I did think of my ride with the Danish hearse, though. This was in some ways a more fitting vehicle for dead people than the hearse, which was so nice when alive. As dead you wouldn´t worry about the sandstorm, and you would arrive already half buried. We did, thick layer of sand everywhere. Passengers sand zombies, driver super-buried extra sandy psychopomp to us walking dead. Newspaper sand-blasted and finished.
The place to stay in Bawiti was, absurdly, called Hotel Alpenblick (view of the Alps). The architecture was stark. A concrete box with concrete walls and a concrete roof. Inside were more concrete walls making concrete rooms. Floors were not concrete, though, it was just the good old sandy ground. In each room two beds, a naked lightbulb and a window with no glass. There was a shutter you could close in case of sandstorm. We had our own room here. Exciting...

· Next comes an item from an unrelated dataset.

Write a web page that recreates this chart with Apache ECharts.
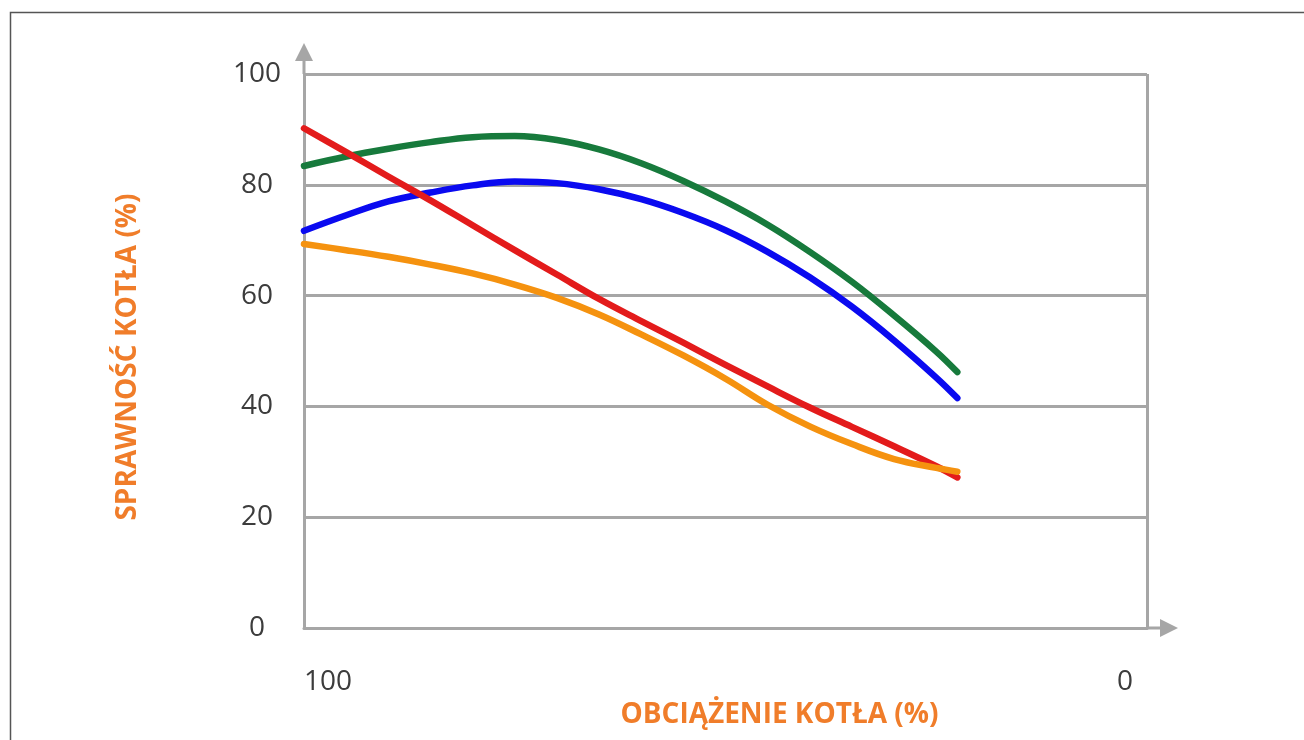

The owner of this fine hotel was Salah. He was a very friendly and gregarious person who loved to chat with his guests in crappy English. He often asked guests to come visit him at his home and have dinner, and he often took us and his other guests on outings and excursions in his jeep. For these activities he charged nothing, and he was very trusting when it came to what we ate and drank. He had a book where we were supposed to write down what we had and we could pay whenever we wanted. Very nice, and very embarrassing when one of the guests stiffed him and left on a very early bus without paying. The rest of us chipped in to make it good, but still.